### Problem
Give back exactly the lines from the beginning of the listing below to the line holding "const markerSpan = [-8.6, 6.7];", both ends included; the pictures stay out.

### Supplied data
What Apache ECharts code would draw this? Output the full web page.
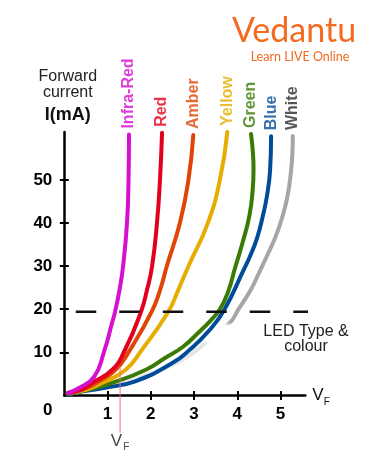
<!DOCTYPE html>
<html><head><meta charset="utf-8">
<script src="https://cdn.jsdelivr.net/npm/echarts@6/dist/echarts.min.js"></script>
<style>html,body{margin:0;padding:0;background:#fff}#c{width:371px;height:470px}</style>
</head><body><div id="c"></div>
<script>
// ---- data (forward voltage V, forward current mA) ----
const categories = ['Infra-Red', 'Red', 'Amber', 'Yellow', 'Green', 'Blue', 'White'];
const infraRed = [[0.086,0.58],[0.34,1.74],[0.687,4.29],[0.918,10.1],[1.103,16.8],[1.173,19.4],[1.277,24.5],[1.357,29.8],[1.45,40],[1.485,50],[1.496,60.5]];
const red      = [[0.086,0.58],[0.363,1.28],[0.641,2.9],[1.103,5.91],[1.402,10.55],[1.774,19.43],[1.913,24.5],[2.029,29.9],[2.144,40.1],[2.213,50.1],[2.26,60.9]];
const amber    = [[0.086,0.58],[0.409,1.28],[0.733,2.9],[1.179,5.91],[1.519,10.55],[2.021,19.43],[2.216,24.5],[2.368,29.9],[2.676,40.1],[2.872,50.1],[2.983,60.4]];
const yellow   = [[0.086,0.58],[0.479,1.28],[0.872,2.9],[1.411,5.91],[1.79,10.55],[2.405,19.43],[2.636,24.5],[2.868,29.9],[3.323,40.1],[3.6,50.1],[3.77,61.1]];
const green    = [[0.086,0.46],[0.564,1.39],[1.103,2.9],[1.873,5.91],[2.329,8.69],[2.745,11.31],[3.092,14.49],[3.393,17.5],[3.601,20.06],[3.786,24.0],[3.948,29.56],[4.133,35.82],[4.283,41.85],[4.355,47.5],[4.376,52.5],[4.36,56.5],[4.318,60.63]];
const blue     = [[0.086,0.35],[0.4,0.9],[0.94,1.8],[1.64,3.3],[2.48,7.4],[2.9,10.6],[3.36,15.2],[3.7,19.9],[4.15,29.2],[4.295,32.3],[4.457,36.5],[4.597,41.9],[4.69,46.5],[4.759,52.3],[4.782,60.1]];
const white    = [[0.086,0.35],[1.288,2.9],[2.213,5.91],[2.907,9.39],[3.293,12.47],[3.832,16.88],[4.017,19.82],[4.31,24.46],[4.511,28.63],[4.686,32.34],[4.873,36.52],[5.035,41.16],[5.162,46.26],[5.243,52.05],[5.277,56.69],[5.284,60.17]];
const xTicks = [1, 2, 3, 4, 5];
const yTicks = [10, 20, 30, 40, 50];
const thresholdCurrent = 19.4;
const thresholdSpan = [0.265, 5.745];
const markerVoltage = 1.29;
const markerSpan = [-8.6, 6.7];

// ---- styles ----
const curves = [infraRed, red, amber, yellow, green, blue, white];
const curveColors = ['#d60fd0', '#e2001e', '#e04406', '#e6ad00', '#3a7a05', '#004c99', '#a6a6a6'];
const labelColors = ['#d60fd0', '#e2001e', '#e04406', '#e6ad00', '#3a7a05', '#004c99', '#2a2a2a'];
const whiteGradient = {
  type: 'linear', x: 0, y: 0, x2: 0, y2: 1,
  colorStops: [
    { offset: 0, color: '#a6a6a6' }, { offset: 0.72, color: '#a6a6a6' },
    { offset: 0.735, color: 'rgba(255,255,255,0)' }, { offset: 0.78, color: 'rgba(255,255,255,0)' },
    { offset: 0.80, color: '#e4e4e4' }, { offset: 1, color: '#ececec' }
  ]
};
const FONT = 'Liberation Sans';

const series = [];
for (let i = curves.length - 1; i >= 0; i--) {
  series.push({
    name: categories[i], type: 'line', data: curves[i], smooth: 0.5,
    symbol: 'none', showSymbol: false, clip: false, silent: true, z: 2,
    lineStyle: { width: 4, color: i === 6 ? whiteGradient : curveColors[i], cap: 'round' }
  });
}
series.push({
  type: 'line', data: [[thresholdSpan[0], thresholdCurrent], [thresholdSpan[1], thresholdCurrent]],
  symbol: 'none', clip: false, silent: true, z: 3,
  lineStyle: { width: 2.5, color: '#111', type: [20.5, 23] }
});
series.push({
  type: 'line', data: [[markerVoltage, markerSpan[0]], [markerVoltage, markerSpan[1]]],
  symbol: 'none', clip: false, silent: true, z: 4,
  lineStyle: { width: 1, color: '#f36b85' }
});
series.push({
  type: 'scatter', clip: false, silent: true, symbolSize: 0, z: 5,
  data: curves.map((c, i) => ({
    value: c[c.length - 1],
    label: { color: labelColors[i], formatter: categories[i] }
  })),
  label: {
    show: true, rotate: 90, position: 'inside', align: 'left', verticalAlign: 'middle',
    offset: [6, 0], fontSize: 16, fontWeight: 'bold', fontFamily: FONT
  }
});
series.push({
  type: 'scatter', clip: false, silent: true, symbolSize: 0, z: 5,
  data: [[markerVoltage, markerSpan[0]]],
  label: {
    show: true, position: 'bottom', distance: 0, formatter: '{v|V}{f|F}',
    rich: {
      v: { fontSize: 17, lineHeight: 20, verticalAlign: 'top', color: '#111', fontFamily: FONT },
      f: { fontSize: 10, lineHeight: 10, padding: [16, 0, 0, 1], verticalAlign: 'bottom', color: '#111', fontFamily: FONT }
    }
  }
});

const baseX = { type: 'value', min: 0, max: 5.573, splitLine: { show: false }, position: 'bottom' };
const baseY = { type: 'value', min: 0, max: 61.1, splitLine: { show: false }, position: 'left' };

const option = {
  animation: false,
  backgroundColor: '#fff',
  textStyle: { fontFamily: FONT },
  grid: { left: 64.3, top: 132, width: 241, height: 263.5, containLabel: false, outerBoundsMode: 'none' },
  xAxis: [
    Object.assign({}, baseX, {
      axisLine: { onZero: false, lineStyle: { color: '#000', width: 2.5 } },
      axisTick: { show: true, length: 4.5, inside: false, customValues: xTicks, lineStyle: { color: '#000', width: 2 } },
      axisLabel: { customValues: xTicks, margin: 10, fontSize: 17, fontWeight: 'bold', color: '#000', fontFamily: FONT },
      name: '{v|V}{f|F}', nameLocation: 'end', nameGap: 7,
      nameTextStyle: {
        rich: {
          v: { fontSize: 17, lineHeight: 24, color: '#111', fontFamily: FONT },
          f: { fontSize: 10, lineHeight: 10, verticalAlign: 'bottom', color: '#111', fontFamily: FONT }
        }
      }
    }),
    Object.assign({}, baseX, {
      axisLine: { show: false, onZero: false },
      axisTick: { show: true, length: 4.5, inside: true, customValues: xTicks, lineStyle: { color: '#000', width: 2 } },
      axisLabel: { show: false }
    })
  ],
  yAxis: [
    Object.assign({}, baseY, {
      axisLine: { show: true, onZero: false, lineStyle: { color: '#000', width: 2.5 } },
      axisTick: { show: true, length: 4.5, inside: false, customValues: yTicks, lineStyle: { color: '#000', width: 2 } },
      axisLabel: { customValues: yTicks, margin: 12, fontSize: 17, fontWeight: 'bold', color: '#000', fontFamily: FONT },
      name: '{a|Forward}\n{a|current}\n{b|I(mA)}', nameLocation: 'end', nameGap: 3,
      nameTextStyle: {
        align: 'center', padding: [0, 0, 0, 7],
        rich: {
          a: { fontSize: 16, lineHeight: 16, color: '#222', fontFamily: FONT, align: 'center' },
          b: { fontSize: 18, lineHeight: 28, fontWeight: 'bold', color: '#111', fontFamily: FONT, align: 'center' }
        }
      }
    }),
    Object.assign({}, baseY, {
      axisLine: { show: false, onZero: false },
      axisTick: { show: true, length: 4.5, inside: true, customValues: yTicks, lineStyle: { color: '#000', width: 2 } },
      axisLabel: { show: false }
    })
  ],
  graphic: [
    { type: 'text', left: 43, top: 402, style: { text: '0', fontSize: 17, fontWeight: 'bold', fill: '#000', fontFamily: FONT } },
    { type: 'text', x: 306, y: 324, style: { text: 'LED Type &\ncolour', fontSize: 16, lineHeight: 15, align: 'center', fill: '#222', fontFamily: FONT } },
    { type: 'text', x: 294, y: 31, style: { text: 'Vedantu', fontSize: 34, align: 'center', verticalAlign: 'middle', fill: '#f26b21', fontFamily: 'Lato' } },
    { type: 'text', x: 300, y: 57, style: { text: 'Learn LIVE Online', fontSize: 12.5, align: 'center', verticalAlign: 'middle', fill: '#f06a20', fontFamily: 'Lato' } }
  ],
  series: series
};
const chart = echarts.init(document.getElementById('c'), null, { renderer: 'canvas' });
chart.setOption(option);
</script>
</body></html>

### Output for this task
What Apache ECharts code would draw this? Output the full web page.
<!DOCTYPE html>
<html><head><meta charset="utf-8">
<script src="https://cdn.jsdelivr.net/npm/echarts@6/dist/echarts.min.js"></script>
<style>html,body{margin:0;padding:0;background:#fff}#c{width:371px;height:470px}</style>
</head><body><div id="c"></div>
<script>
// ---- data (forward voltage V, forward current mA) ----
const categories = ['Infra-Red', 'Red', 'Amber', 'Yellow', 'Green', 'Blue', 'White'];
const infraRed = [[0.086,0.58],[0.34,1.74],[0.687,4.29],[0.918,10.1],[1.103,16.8],[1.173,19.4],[1.277,24.5],[1.357,29.8],[1.45,40],[1.485,50],[1.496,60.5]];
const red      = [[0.086,0.58],[0.363,1.28],[0.641,2.9],[1.103,5.91],[1.402,10.55],[1.774,19.43],[1.913,24.5],[2.029,29.9],[2.144,40.1],[2.213,50.1],[2.26,60.9]];
const amber    = [[0.086,0.58],[0.409,1.28],[0.733,2.9],[1.179,5.91],[1.519,10.55],[2.021,19.43],[2.216,24.5],[2.368,29.9],[2.676,40.1],[2.872,50.1],[2.983,60.4]];
const yellow   = [[0.086,0.58],[0.479,1.28],[0.872,2.9],[1.411,5.91],[1.79,10.55],[2.405,19.43],[2.636,24.5],[2.868,29.9],[3.323,40.1],[3.6,50.1],[3.77,61.1]];
const green    = [[0.086,0.46],[0.564,1.39],[1.103,2.9],[1.873,5.91],[2.329,8.69],[2.745,11.31],[3.092,14.49],[3.393,17.5],[3.601,20.06],[3.786,24.0],[3.948,29.56],[4.133,35.82],[4.283,41.85],[4.355,47.5],[4.376,52.5],[4.36,56.5],[4.318,60.63]];
const blue     = [[0.086,0.35],[0.4,0.9],[0.94,1.8],[1.64,3.3],[2.48,7.4],[2.9,10.6],[3.36,15.2],[3.7,19.9],[4.15,29.2],[4.295,32.3],[4.457,36.5],[4.597,41.9],[4.69,46.5],[4.759,52.3],[4.782,60.1]];
const white    = [[0.086,0.35],[1.288,2.9],[2.213,5.91],[2.907,9.39],[3.293,12.47],[3.832,16.88],[4.017,19.82],[4.31,24.46],[4.511,28.63],[4.686,32.34],[4.873,36.52],[5.035,41.16],[5.162,46.26],[5.243,52.05],[5.277,56.69],[5.284,60.17]];
const xTicks = [1, 2, 3, 4, 5];
const yTicks = [10, 20, 30, 40, 50];
const thresholdCurrent = 19.4;
const thresholdSpan = [0.265, 5.745];
const markerVoltage = 1.29;
const markerSpan = [-8.6, 6.7];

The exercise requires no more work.